● SUPPLIED INFORMATION:
━━━━━━━━━━━━━━━━━━━━

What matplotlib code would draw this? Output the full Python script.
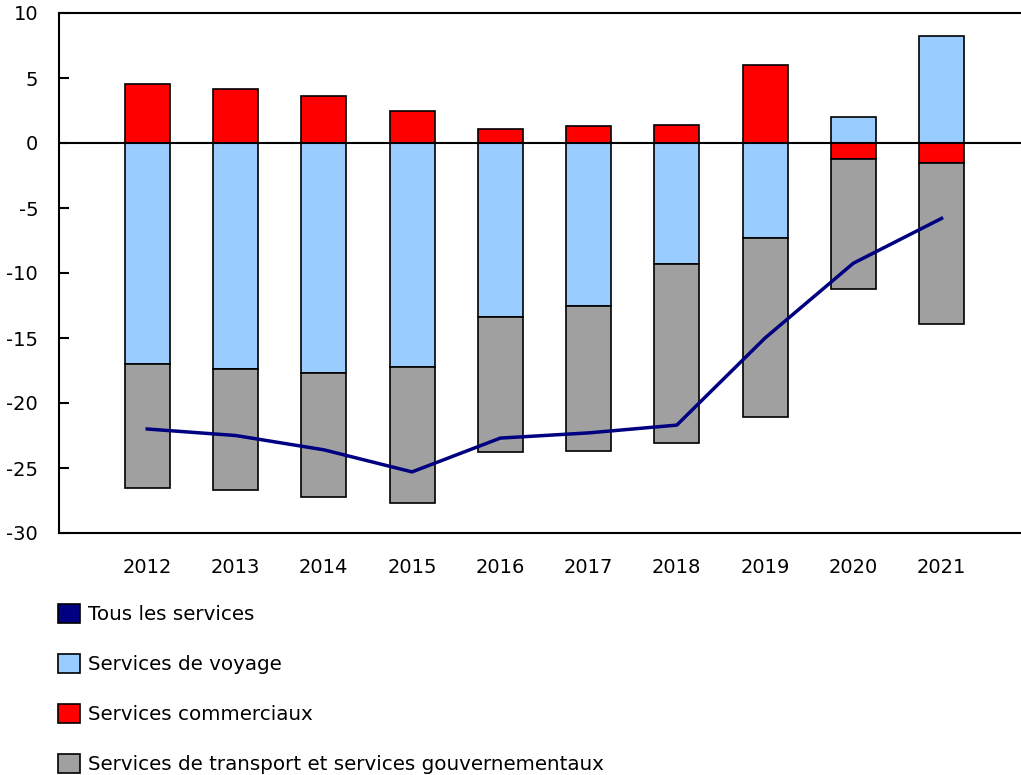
import matplotlib.pyplot as plt
from matplotlib.patches import Patch
import numpy as np

years = ["2012", "2013", "2014", "2015", "2016", "2017", "2018", "2019", "2020", "2021"]
travel = [-17.0, -17.4, -17.7, -17.2, -13.4, -12.5, -9.3, -7.3, 2.0, 8.25]
commercial = [4.54, 4.15, 3.6, 2.46, 1.1, 1.3, 1.4, 6.0, -1.2, -1.55]
transport_gov = [-9.5, -9.3, -9.5, -10.5, -10.4, -11.2, -13.8, -13.8, -10.05, -12.4]
total = [-22.0, -22.5, -23.6, -25.3, -22.7, -22.3, -21.7, -15.0, -9.25, -5.8]

labels = ["Tous les services", "Services de voyage", "Services commerciaux",
          "Services de transport et services gouvernementaux"]
colors = ["#000080", "#99CCFF", "#FF0000", "#A0A0A0"]

plt.rcParams["font.family"] = "DejaVu Sans"
plt.rcParams["font.size"] = 14
plt.rcParams["axes.unicode_minus"] = False

fig = plt.figure(figsize=(10.21, 7.75), dpi=100)
ax = fig.add_axes([59 / 1021, 242 / 775, 962 / 1021, 520 / 775])

x = np.arange(len(years))
pos = np.zeros(len(years))
neg = np.zeros(len(years))
for vals, col in zip([travel, commercial, transport_gov], colors[1:]):
    vals = np.array(vals)
    bottom = np.where(vals >= 0, pos, neg)
    ax.bar(x, vals, 0.51, bottom=bottom, color=col, edgecolor="black", linewidth=1.2, zorder=2)
    pos = pos + np.where(vals >= 0, vals, 0)
    neg = neg + np.where(vals < 0, vals, 0)

ax.axhline(0, color="black", linewidth=1.5, zorder=3)
ax.plot(x, total, color=colors[0], linewidth=2.5, zorder=4)

ax.set_xlim(-1.0, 9.9)
ax.set_ylim(-30, 10)
ax.set_yticks(range(-30, 11, 5))
ax.set_xticks(x)
ax.set_xticklabels(years)
ax.tick_params(axis="y", direction="in", length=7, width=1.5, pad=15)
ax.tick_params(axis="x", length=0, pad=18)
for s in ["left", "bottom", "top"]:
    ax.spines[s].set_linewidth(1.5)
ax.spines["right"].set_visible(False)

handles = [Patch(facecolor=c, edgecolor="black", linewidth=1.2) for c in colors]
fig.legend(handles, labels, loc="upper left", bbox_to_anchor=(58 / 1021, 1 - 604 / 775),
           frameon=False, handlelength=1.1, handleheight=1.1, handletextpad=0.4,
           labelspacing=1.49, borderpad=0, borderaxespad=0, fontsize=14.3)

plt.savefig("out.png", dpi=100)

━━━━━━━━━━━━━━━━━━━━

● SHORT EXERCISE: Make an exact copy of all the material, but keep the pictures out of it.

● TASK ANSWER:
What matplotlib code would draw this? Output the full Python script.
import matplotlib.pyplot as plt
from matplotlib.patches import Patch
import numpy as np

years = ["2012", "2013", "2014", "2015", "2016", "2017", "2018", "2019", "2020", "2021"]
travel = [-17.0, -17.4, -17.7, -17.2, -13.4, -12.5, -9.3, -7.3, 2.0, 8.25]
commercial = [4.54, 4.15, 3.6, 2.46, 1.1, 1.3, 1.4, 6.0, -1.2, -1.55]
transport_gov = [-9.5, -9.3, -9.5, -10.5, -10.4, -11.2, -13.8, -13.8, -10.05, -12.4]
total = [-22.0, -22.5, -23.6, -25.3, -22.7, -22.3, -21.7, -15.0, -9.25, -5.8]

labels = ["Tous les services", "Services de voyage", "Services commerciaux",
          "Services de transport et services gouvernementaux"]
colors = ["#000080", "#99CCFF", "#FF0000", "#A0A0A0"]

plt.rcParams["font.family"] = "DejaVu Sans"
plt.rcParams["font.size"] = 14
plt.rcParams["axes.unicode_minus"] = False

fig = plt.figure(figsize=(10.21, 7.75), dpi=100)
ax = fig.add_axes([59 / 1021, 242 / 775, 962 / 1021, 520 / 775])

x = np.arange(len(years))
pos = np.zeros(len(years))
neg = np.zeros(len(years))
for vals, col in zip([travel, commercial, transport_gov], colors[1:]):
    vals = np.array(vals)
    bottom = np.where(vals >= 0, pos, neg)
    ax.bar(x, vals, 0.51, bottom=bottom, color=col, edgecolor="black", linewidth=1.2, zorder=2)
    pos = pos + np.where(vals >= 0, vals, 0)
    neg = neg + np.where(vals < 0, vals, 0)

ax.axhline(0, color="black", linewidth=1.5, zorder=3)
ax.plot(x, total, color=colors[0], linewidth=2.5, zorder=4)

ax.set_xlim(-1.0, 9.9)
ax.set_ylim(-30, 10)
ax.set_yticks(range(-30, 11, 5))
ax.set_xticks(x)
ax.set_xticklabels(years)
ax.tick_params(axis="y", direction="in", length=7, width=1.5, pad=15)
ax.tick_params(axis="x", length=0, pad=18)
for s in ["left", "bottom", "top"]:
    ax.spines[s].set_linewidth(1.5)
ax.spines["right"].set_visible(False)

handles = [Patch(facecolor=c, edgecolor="black", linewidth=1.2) for c in colors]
fig.legend(handles, labels, loc="upper left", bbox_to_anchor=(58 / 1021, 1 - 604 / 775),
           frameon=False, handlelength=1.1, handleheight=1.1, handletextpad=0.4,
           labelspacing=1.49, borderpad=0, borderaxespad=0, fontsize=14.3)

plt.savefig("out.png", dpi=100)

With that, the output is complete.